Sandla: Now that you’ve had time to think about it, does the award affect your plans?
Weilerstein: It doesn’t change the direction that my work is going to take, at least for the immediate future. Of course it’s a huge honor. I will consider very seriously how to use the money. I have not quite come up with a plan just yet. I am trying to be slow and deliberate with this. I hope to try to be the best artist that I can be. It’s important to me to try to reach out to as many young people as possible. Promoting new music is also very important to me. Those are the things that I was involved with before I knew about the grant, and hopefully I can be involved in a greater capacity now.

Sandla: The other classical musician in the list this year is Francisco Nuñez, the head of the Young People’s Chorus of New York City. Did you know him?
Weilerstein: I didn’t, but we’ve now done a couple of interviews together. He’s doing incredible work with young people and music. I look at what he is doing with kids and singing and music, and it’s just amazing. You know, it’s funny but it turns out I work with some former MacArthur fellows. I play a lot of music by Osvaldo Golijov, and have worked on projects with him. I also happen to be working this week in Frankfurt with Marin Alsop and the Frankfurt Radio Orchestra. She got her MacArthur in 2005 and we had several discussions about that. It’s a nice coincidence.

Sandla: You’re performing all over the place these days.
Weilerstein: Last week I was in Venezuela. I go down there fairly often to play with the Simón Bolívar Symphony and Gustavo Dudamel, and I teach at El Sistema in Venezuela.

Sandla: What is it you value about El Sistema?
Weilerstein: Probably the same thing that everyone does. It has saved the lives of countless families, countless children. The first generation of El Sistema started in, I guess, 1975. Perhaps it’s a bit of a very over-used cliché, but the power of music is really something to behold when you see how much it has impacted the lives of the people involved. I see it when the Simón Bolívar orchestra plays, and when I played with orchestras in small towns. They play as if their lives depend on it. They all share that. You really see that. There are so many dedicated and passionate young musicians. To see a collective orchestra where every player is so involved … They rehearse for hours on end. It’s a very different mentality there. Music really is their life, and it’s very inspiring. I was working there with one kid who is thirteen years old. Very talented. He played Elgar’s Cello Concerto for me. I didn’t even notice the time going by go by. We worked for three hours and he still wanted more.
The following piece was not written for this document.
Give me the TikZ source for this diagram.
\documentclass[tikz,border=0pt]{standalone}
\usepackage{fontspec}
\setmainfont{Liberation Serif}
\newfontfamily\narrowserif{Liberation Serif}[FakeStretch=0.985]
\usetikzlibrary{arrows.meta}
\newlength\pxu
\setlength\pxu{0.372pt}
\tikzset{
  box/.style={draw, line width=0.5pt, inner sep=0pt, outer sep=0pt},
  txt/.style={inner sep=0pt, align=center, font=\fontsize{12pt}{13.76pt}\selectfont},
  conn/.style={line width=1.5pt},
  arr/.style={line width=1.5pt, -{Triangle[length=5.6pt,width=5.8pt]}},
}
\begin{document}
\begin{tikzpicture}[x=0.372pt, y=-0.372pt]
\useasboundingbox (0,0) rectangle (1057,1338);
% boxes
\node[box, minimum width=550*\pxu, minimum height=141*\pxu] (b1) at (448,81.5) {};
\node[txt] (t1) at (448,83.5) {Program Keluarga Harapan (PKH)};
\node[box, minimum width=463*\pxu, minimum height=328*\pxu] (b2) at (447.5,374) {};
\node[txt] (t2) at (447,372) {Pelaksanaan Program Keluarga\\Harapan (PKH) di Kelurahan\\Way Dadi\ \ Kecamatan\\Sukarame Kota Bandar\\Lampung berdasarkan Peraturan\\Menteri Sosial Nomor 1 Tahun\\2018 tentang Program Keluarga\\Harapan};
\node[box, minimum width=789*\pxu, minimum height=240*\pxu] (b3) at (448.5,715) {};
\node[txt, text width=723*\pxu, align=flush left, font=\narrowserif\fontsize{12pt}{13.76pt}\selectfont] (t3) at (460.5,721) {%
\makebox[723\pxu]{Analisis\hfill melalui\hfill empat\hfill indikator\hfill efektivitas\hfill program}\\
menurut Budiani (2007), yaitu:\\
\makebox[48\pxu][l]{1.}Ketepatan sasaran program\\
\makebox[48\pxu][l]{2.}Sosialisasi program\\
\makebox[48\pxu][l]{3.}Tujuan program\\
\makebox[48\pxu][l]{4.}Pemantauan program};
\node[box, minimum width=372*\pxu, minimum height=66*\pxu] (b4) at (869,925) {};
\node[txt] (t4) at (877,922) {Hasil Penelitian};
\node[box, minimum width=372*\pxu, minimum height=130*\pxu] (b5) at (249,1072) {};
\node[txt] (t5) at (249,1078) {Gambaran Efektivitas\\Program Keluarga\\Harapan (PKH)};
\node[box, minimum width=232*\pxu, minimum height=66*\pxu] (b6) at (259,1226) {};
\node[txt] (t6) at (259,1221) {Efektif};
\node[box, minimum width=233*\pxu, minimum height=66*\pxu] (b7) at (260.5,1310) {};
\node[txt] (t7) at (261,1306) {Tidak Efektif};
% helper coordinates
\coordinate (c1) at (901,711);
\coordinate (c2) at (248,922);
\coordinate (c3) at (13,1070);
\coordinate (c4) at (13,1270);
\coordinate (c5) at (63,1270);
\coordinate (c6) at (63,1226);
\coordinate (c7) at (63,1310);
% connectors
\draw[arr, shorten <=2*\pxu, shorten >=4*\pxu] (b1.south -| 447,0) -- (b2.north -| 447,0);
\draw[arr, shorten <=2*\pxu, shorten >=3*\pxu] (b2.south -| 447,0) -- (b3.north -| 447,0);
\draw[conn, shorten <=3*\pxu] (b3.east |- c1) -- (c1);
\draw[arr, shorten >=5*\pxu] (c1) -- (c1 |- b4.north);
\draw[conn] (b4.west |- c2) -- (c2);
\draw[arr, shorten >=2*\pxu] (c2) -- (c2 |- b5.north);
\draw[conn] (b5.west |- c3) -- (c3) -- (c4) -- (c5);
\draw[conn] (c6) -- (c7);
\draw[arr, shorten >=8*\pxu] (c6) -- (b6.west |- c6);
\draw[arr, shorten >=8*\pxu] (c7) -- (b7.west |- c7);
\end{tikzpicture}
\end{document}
Sandla: Why are you drawn to new music?
Weilerstein: One can use Rostropovich as an example of a musician who worked to the benefit of our art form as well to the benefit of cellists. He premiered something like 200 new works and also inspired other new works for the cello. Some of them are the real gemstones of the repertory. Continuing to work with composers is something that all cellists really owe to future generations, to keep the art form relevant. There are so many composers now, so many exciting voices.
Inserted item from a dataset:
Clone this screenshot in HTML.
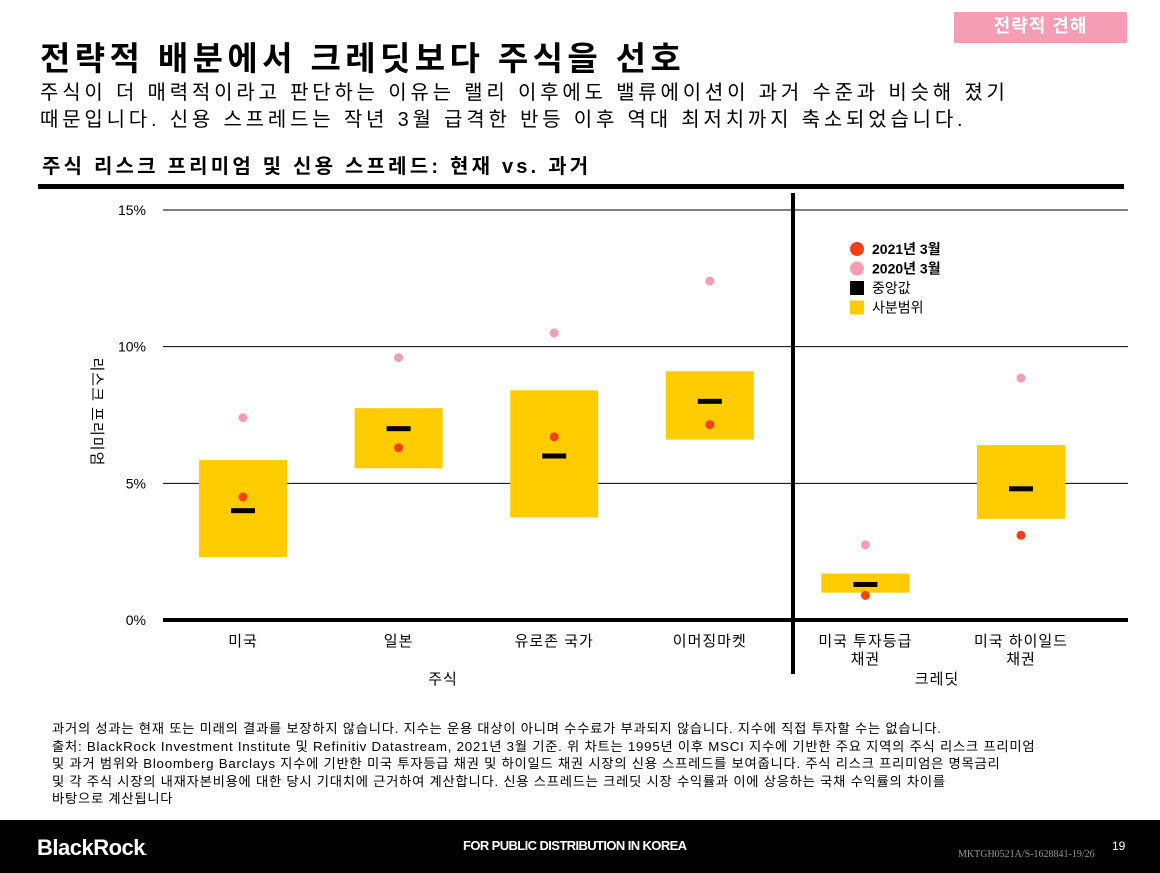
<!DOCTYPE html>
<html><head><meta charset="utf-8">
<style>
body{margin:0;width:1160px;height:873px;background:#fff;position:relative;overflow:hidden;font-family:"Liberation Sans","Noto Sans CJK KR",sans-serif;color:#000}
.a{position:absolute;white-space:nowrap}
</style></head><body>
<div class="a" style="left:954px;top:12px;width:173px;height:31px;background:#f59db4;color:#fff;font-size:18px;font-weight:bold;text-align:center;line-height:29px;letter-spacing:1px">전략적 견해</div>
<div class="a" style="left:40px;top:32px;font-size:33px;font-weight:bold;letter-spacing:4.4px">전략적 배분에서 크레딧보다 주식을 선호</div>
<div class="a" style="left:40px;top:80px;font-size:20px;line-height:27px;letter-spacing:3.8px">주식이 더 매력적이라고 판단하는 이유는 랠리 이후에도 밸류에이션이 과거 수준과 비슷해 졌기<br>때문입니다. 신용 스프레드는 작년 3월 급격한 반등 이후 역대 최저치까지 축소되었습니다.</div>
<div class="a" style="left:42px;top:150px;font-size:20px;font-weight:bold;letter-spacing:3.2px">주식 리스크 프리미엄 및 신용 스프레드: 현재 vs. 과거</div>
<div class="a" style="left:38px;top:184px;width:1086px;height:5px;background:#000"></div>
<svg class="a" style="left:0;top:0" width="1160" height="820">
<g id="g"></g>
</svg>
<div class="a" style="left:52px;top:720px;font-size:13.3px;line-height:17.5px;letter-spacing:0.75px">과거의 성과는 현재 또는 미래의 결과를 보장하지 않습니다. 지수는 운용 대상이 아니며 수수료가 부과되지 않습니다. 지수에 직접 투자할 수는 없습니다.<br>출처: BlackRock Investment Institute 및 Refinitiv Datastream, 2021년 3월 기준. 위 차트는 1995년 이후 MSCI 지수에 기반한 주요 지역의 주식 리스크 프리미엄<br>및 과거 범위와 Bloomberg Barclays 지수에 기반한 미국 투자등급 채권 및 하이일드 채권 시장의 신용 스프레드를 보여줍니다. 주식 리스크 프리미엄은 명목금리<br>및 각 주식 시장의 내재자본비용에 대한 당시 기대치에 근거하여 계산합니다. 신용 스프레드는 크레딧 시장 수익률과 이에 상응하는 국채 수익률의 차이를<br>바탕으로 계산됩니다</div>
<div class="a" style="left:0;top:820px;width:1160px;height:53px;background:#000">
<div class="a" style="left:37px;top:15px;color:#fff;font-size:22px;font-weight:bold;letter-spacing:-0.5px">BlackRock<span style="font-size:8px">.</span></div>
<div class="a" style="left:463px;top:18px;color:#fff;font-size:13px;font-weight:bold;letter-spacing:-0.6px">FOR PUBLIC DISTRIBUTION IN KOREA</div>
<div class="a" style="left:958px;top:29px;color:#999;font-size:10px;font-family:'Liberation Serif',serif">MKTGH0521A/S-1628841-19/26</div>
<div class="a" style="left:1112px;top:19px;color:#fff;font-size:12px">19</div>
</div>
<script>
const categories=["미국","일본","유로존 국가","이머징마켓","미국 투자등급\n채권","미국 하이일드\n채권"];
const q1=[2.3,5.55,3.75,6.6,1.0,3.7];
const q3=[5.85,7.75,8.4,9.1,1.7,6.4];
const median=[4.0,7.0,6.0,8.0,1.3,4.8];
const mar2021=[4.5,6.3,6.7,7.15,0.9,3.1];
const mar2020=[7.4,9.6,10.5,12.4,2.75,8.85];
const ticks=[0,5,10,15];
const tickLabels=["0%","5%","10%","15%"];
const NS="http://www.w3.org/2000/svg",g=document.getElementById('g');
const y=v=>620-v*(410/15);
const x=i=>243+i*155.6;
function mk(t,a){const e=document.createElementNS(NS,t);for(const k in a)e.setAttribute(k,a[k]);g.appendChild(e);return e;}
ticks.forEach((t,i)=>{
 const l=mk('line',{x1:163,x2:1128,y1:y(t),y2:y(t),stroke:'#000','stroke-width':t===0?4:1});
 
 
 const tx=mk('text',{x:146,y:y(t)+5,'text-anchor':'end','font-size':14});
 tx.textContent=tickLabels[i];
 
 
});
const d=mk('line',{x1:793,x2:793,y1:193,y2:674,stroke:'#000','stroke-width':4});


categories.forEach((c,i)=>{
 const b=mk('rect',{x:x(i)-44,y:y(q3[i]),width:88,height:y(q1[i])-y(q3[i]),fill:'#ffcc00'});
 
 
 const m=mk('rect',{x:x(i)-12,y:y(median[i])-2.5,width:24,height:5,fill:'#000'});
 
 
 const p1=mk('circle',{cx:x(i),cy:y(mar2020[i]),r:4.5,fill:'#f59db4'});
 
 
 const p2=mk('circle',{cx:x(i),cy:y(mar2021[i]),r:4.5,fill:'#ff4017'});
 
 
 c.split('\n').forEach((s,j)=>{
  const t=mk('text',{x:x(i),y:646+j*18,'text-anchor':'middle','font-size':15,'letter-spacing':1});
  t.textContent=s;
  
  
 });
});
[["주식",443],["크레딧",937]].forEach(([s,px])=>{
 const t=mk('text',{x:px,y:684,'text-anchor':'middle','font-size':15,'letter-spacing':1});
 t.textContent=s;
 
 
});
const yt=mk('text',{x:0,y:0,'text-anchor':'middle','font-size':15,'letter-spacing':1,transform:'translate(92,412) rotate(90)'});
yt.textContent="리스크 프리미엄";


const leg=[["circle","#ff4017","2021년 3월"],["circle","#f59db4","2020년 3월"],["rect","#000","중앙값"],["rect","#ffcc00","사분범위"]];
leg.forEach((l,i)=>{
 const cy=249+i*19.5;
 const s=l[0]==='circle'?mk('circle',{cx:857,cy:cy,r:7,fill:l[1]}):mk('rect',{x:850,y:cy-7,width:14,height:14,fill:l[1]});
 
 
 const t=mk('text',{x:872,y:cy+5,'font-size':14,'font-weight':i<2?'bold':'normal'});
 t.textContent=l[2];
 
 
});
</script>
</body></html>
Sandla: I notice you use the word relevant.
Weilerstein: Let me use El Sistema as an example. My boyfriend is a part of El Sistema. His family has no music in their background at all, but they are supportive and they love it. Now he’s principal horn player of the Simón Bolívar orchestra and a wonderful conductor as well. Having the nucléos, the music schools, in his life when he was very young is the reason that he is a musician. Music was available to him and he fell in love with it. That example can be applied universally. Access, education, exposure—those are the things that inspire children. Many orchestras have young peoples’ concerts, and when I do them I sometimes think that if I inspire one person to become a musician, I’ve done something good culturally. That presents a great opportunity.